Thanks for the encouragement. I really don't have any resources to give them. I hope there's a little fall forage out there for them for a while. The bees have been clustered for at least 3 days where they were found. The land owner had been watching them, telling a friend of mine who keeps bees. My friend didn't have the resources or desire right now for another hive, so he called me. We went out together and just cut the branch they were on and shook them into the hive box and put them in the truck. We pulled up right next to the swarm. Easy catch. The sun was setting when we got there. I hope they stay in the hive. I gave them syrup this morning with the entrance screened off with exception of less than an inch.


----------



## Riverderwent (May 23, 2013)

You've got this. Less is more. If in doubt, wait. The real critical time for food will be very early spring. Allowing for cleansing flights will be a bit of an issue. Arrange now for grief counseling in the event you lose the genetics from this colony. (But they are just bugs with honey.)


----------



## DanielD (Jul 21, 2012)

Riverderwent said:


> You've got this. Less is more. If in doubt, wait. The real critical time for food will be very early spring. Allowing for cleansing flights will be a bit of an issue. Arrange now for grief counseling in the event you lose the genetics from this colony. (But they are just bugs with honey.)


 I plan to either make a path/tunnel to allow them out in the winter, or carry them out when it's nice enough for flying. I prefer the first option since I did the second option last time and it's no fun. I may also keep them upstairs in the house, since we just moved from it to a new house nearby and it's empty. It will be a new shed now. 

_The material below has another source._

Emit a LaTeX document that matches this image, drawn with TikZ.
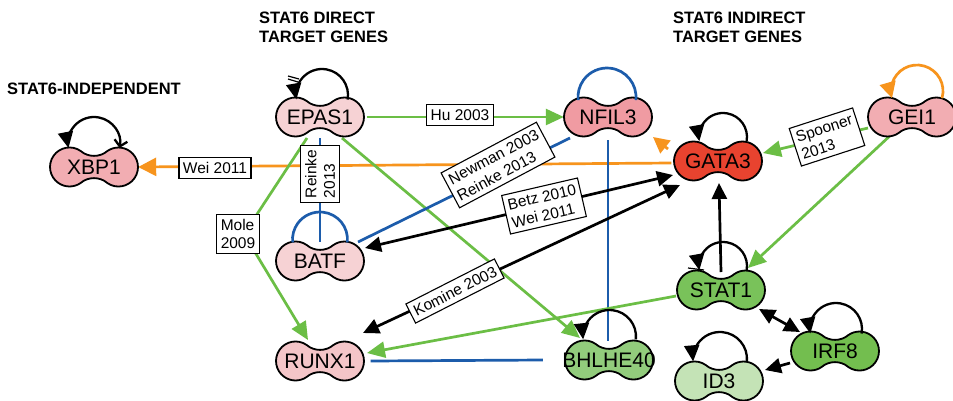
\documentclass[tikz,border=0pt]{standalone}
\usepackage{fontspec}
\setmainfont{Liberation Sans}
\usetikzlibrary{arrows.meta,calc,shapes.geometric}

\definecolor{lnGreen}{HTML}{6BBE45}
\definecolor{lnOrange}{HTML}{F7941D}
\definecolor{lnBlue}{HTML}{1C5CAB}
\definecolor{pinkA}{HTML}{F2ADB2}
\definecolor{pinkB}{HTML}{F6D2D4}
\definecolor{pinkC}{HTML}{F09BA2}
\definecolor{pinkD}{HTML}{F4C5C8}
\definecolor{redG}{HTML}{E8432F}
\definecolor{grnA}{HTML}{79C25A}
\definecolor{grnB}{HTML}{73BE4F}
\definecolor{grnC}{HTML}{92CC7C}
\definecolor{grnD}{HTML}{C4E3B6}

\pgfdeclarelayer{bg}
\pgfdeclarelayer{edges}
\pgfsetlayers{bg,edges,main}

\tikzset{
  genebox/.style={ellipse, minimum width=88pt, minimum height=38pt, inner sep=0pt,
    font=\fontsize{21}{21}\selectfont},
  outline/.style={draw=black, line width=1.8pt},
  refbox/.style={draw=black, fill=white, line width=1.1pt, inner xsep=4pt, inner ysep=5pt,
    align=left, font=\fontsize{15.5}{18.5}\selectfont},
  header/.style={anchor=north west, inner sep=0pt, align=left,
    font=\fontsize{16.5}{18.5}\selectfont\bfseries},
  link/.style={line width=2.7pt},
  tipG/.tip={Triangle[length=18pt,width=16pt]},
  tipK/.tip={Triangle[length=16pt,width=15pt]},
  grnarrow/.style={link, draw=lnGreen, -{tipG}},
  blueline/.style={link, draw=lnBlue},
  blkarrow/.style={link, draw=black, -{tipK}},
  blkdouble/.style={link, draw=black, {tipK}-{tipK}},
  orgarrow/.style={link, draw=lnOrange, -{Triangle[length=16pt,width=16pt]}},
  orgbig/.style={link, draw=lnOrange, -{Triangle[length=18pt,width=18pt]}},
  loopK/.style={line width=2.3pt, draw=black, -{tipK}},
  loopKK/.style={line width=2.3pt, draw=black, {Straight Barb[length=6pt,width=13pt]}-{tipK}},
  loopB/.style={line width=2.7pt, draw=lnBlue},
  loopO/.style={line width=2.7pt, draw=lnOrange, -{Triangle[length=16pt,width=16pt]}},
  barmark/.style={line width=1.2pt, draw=black},
}

% dumbbell outline of a gene around a centre point
\newcommand\peanut[2]{%
  \begin{scope}[shift={(#1)}]
    \path[outline, fill=#2] (13.3,16) arc[start angle=125, end angle=-125, radius=19.5]
      .. controls (6,-9.5) and (-6,-9.5) .. (-13.3,-16)
      arc[start angle=-55, end angle=-305, radius=19.5]
      .. controls (-6,9.5) and (6,9.5) .. cycle;
  \end{scope}}
\newcommand\gene[4]{\peanut{#2}{#3}\node[genebox] (#1) at (#2) {#4};}

% self-regulation loop: style, node, centre offset x/y, radius, end angle below the centre
\newcommand\selfloop[6]{%
  \draw[#1] ($(#2)+(#3,#4)+(#6:#5)$) arc[start angle=#6, end angle=-180-#6, radius=#5];}

\begin{document}
\begin{tikzpicture}[x=1pt,y=-1pt]
\useasboundingbox (0,0) rectangle (953,400);
\begin{pgfonlayer}{bg}
  \fill[white] (0,0) rectangle (953,400);
\end{pgfonlayer}

% headings
\node[header] (hdDirect) at (259,12) {STAT6 DIRECT\\TARGET GENES};
\node[header] (hdIndirect) at (673,12) {STAT6 INDIRECT\\TARGET GENES};
\node[header] (hdIndep) at (7,83) {STAT6-INDEPENDENT};

% genes
\gene{xbp1}{94,167}{pinkA}{XBP1}
\gene{epas1}{320,117}{pinkB}{EPAS1}
\gene{nfil3}{608,117}{pinkC}{NFIL3}
\gene{gata3}{718,161}{redG}{GATA3}
\gene{gei1}{912,117}{pinkA}{GEI1}
\gene{batf}{320,261}{pinkB}{BATF}
\gene{runx1}{320,361}{pinkD}{RUNX1}
\gene{bhlhe40}{609,360}{grnC}{BHLHE40}
\gene{stat1}{721,290}{grnA}{STAT1}
\gene{irf8}{835,351}{grnB}{IRF8}
\gene{id3}{719,381}{grnD}{ID3}

% literature references
\node[refbox] (hu) at (460,115) {Hu 2003};
\node[refbox] (wei) at (215,168) {Wei 2011};
\node[refbox, rotate=90] (reinke) at (320,174) {Reinke\\2013};
\node[refbox] (mole) at (238,234) {Mole\\2009};
\node[refbox, rotate=28] (newman) at (498,165) {Newman 2003\\Reinke 2013};
\node[refbox, rotate=13] (betz) at (544,206) {Betz 2010\\Wei 2011};
\node[refbox, rotate=27] (komine) at (455,291) {Komine 2003};
\node[refbox, rotate=18] (spooner) at (827,137) {Spooner\\2013};

\begin{pgfonlayer}{edges}
  % regulatory links
  \draw[grnarrow] (epas1.east) -- (nfil3.west);
  \draw[orgbig] ($(gata3.west)+(0,2)$) -- (xbp1.east);
  \draw[grnarrow] ($(epas1)+(-13,21)$) -- ($(mole)+(6,0)$) -- ($(runx1)+(-12,-21)$);
  \draw[grnarrow] ($(epas1)+(22,21)$) -- ($(bhlhe40)+(-29,-22)$);
  \draw[blueline] ($(epas1.south)+(0,2)$) -- ($(batf)+(0,-19)$);
  \draw[blueline] ($(batf)+(38,-19)$) -- ($(nfil3)+(-38,21)$);
  \draw[blueline] ($(nfil3.south)+(0,4)$) -- ($(bhlhe40)+(-1,-19)$);
  \draw[blueline] (runx1.east) -- (bhlhe40.west);
  \draw[blkdouble] ($(batf)+(45,-13)$) -- ($(gata3)+(-45,14)$);
  \draw[blkdouble] ($(runx1)+(43,-28)$) -- ($(gata3)+(-38,24)$);
  \draw[grnarrow] ($(gei1)+(-44,11)$) -- ($(gata3)+(45,-8)$);
  \draw[grnarrow] ($(gei1)+(-19,16)$) -- ($(stat1)+(27,-22)$);
  \draw[blkarrow] ($(stat1)+(0,-18)$) -- ($(gata3)+(1,22)$);
  \draw[grnarrow] ($(stat1)+(-45,6)$) -- ($(runx1)+(47,-8)$);
  \draw[blkdouble] ($(stat1)+(38,19)$) -- ($(irf8)+(-35,-19)$);
  \draw[blkarrow] ($(irf8)+(-45,12)$) -- ($(id3)+(46,-11)$);
  \draw[orgarrow] ($(gata3)+(-50,-12)$) -- ($(gata3)+(-65,-24)$);
\end{pgfonlayer}

% self loops
\selfloop{loopKK}{xbp1}{0}{-24}{26}{11}
\selfloop{loopK}{epas1}{2}{-22}{26}{10}
\selfloop{loopB}{nfil3}{-1}{-20}{29}{6}
\selfloop{loopK}{gata3}{5}{-24}{24}{10}
\selfloop{loopO}{gei1}{5}{-26}{26}{16}
\selfloop{loopB}{batf}{0}{-21.5}{27.5}{6}
\selfloop{loopK}{bhlhe40}{0.5}{-23.5}{26.5}{6}
\selfloop{loopK}{stat1}{2}{-24}{24}{10}
\selfloop{loopK}{irf8}{1}{-22}{26}{10}
\selfloop{loopK}{id3}{1}{-22}{27}{5}

% small bars across the EPAS1 and STAT1 loops
\draw[barmark] ($(epas1)+(-32,-41)$) -- ($(epas1)+(-21,-38)$);
\draw[barmark] ($(epas1)+(-32,-38)$) -- ($(epas1)+(-22,-35)$);
\draw[barmark] ($(stat1)+(-33,-22)$) -- ($(stat1)+(-17,-20)$);
\end{tikzpicture}
\end{document}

Yes, they are just bugs and I didn't have to buy them, but the genetics would be good. There was an old depot 500-600 yards from the swarm that the owner said has had bees in it for a long time. I may see about checking that one out next spring. It is assumed they came from there. They are smaller bees too. I had a swarm from a dozed over tree a month ago that was good and strong, yet I couldn't find the queen and all the brood was gone since it was several hours since the tree was toppled when I got there and all the comb was pancaked together and full of dirt etc. from inside the tree.


----------



## DanielD (Jul 21, 2012)

Here's a couple photos from my new hive location and my property. I hope there's forage in all the red clover, etc. I don't really know for sure what kind of forage is here for them right now.


----------



## waynesgarden (Jan 3, 2009)

Your bees will benefit from the Goldenrod for certain. The Red Clover is great for bumble bees but not for the honeys. If there are asters growing in your area, that is also a good feed for your bees.

Wayne


----------



## DanielD (Jul 21, 2012)

tsmullins said:


> Please keep us posted. It will be very interesting to see how they progress.
> 
> Shane


The bees look like they are settling in, coming and going and being busy. I will open them up after having them a week. Looking forward to that.


----------



## DanielD (Jul 21, 2012)

I checked the new late swarm a few days ago and found the queen and eggs. They are doing very well. Hopefully it's on the way to booming in the spring.


----------



## DmacShack (May 22, 2013)

South Alabama here. Caught a swarm yesterday and put them in a 5 frame nuc. Added two frames of honey/pollen and frame of open brood to keep them anchored. Hopefully they can take advantage of the goldenrod flow (whats left of it) and make it through the winter. Getting very late....


----------



## DanielD (Jul 21, 2012)

Just another update. The bee numbers are growing on this late swarm and they have a nice 6" diameter or so brood nest on 3 frames to produce some new bees to get through the winter. Bees cover 5-6 frames. They have had a couple rounds of brood now with capped brood, larva and eggs right now. This hive may be a perfect nuc to get through the winter in the old house basement.


----------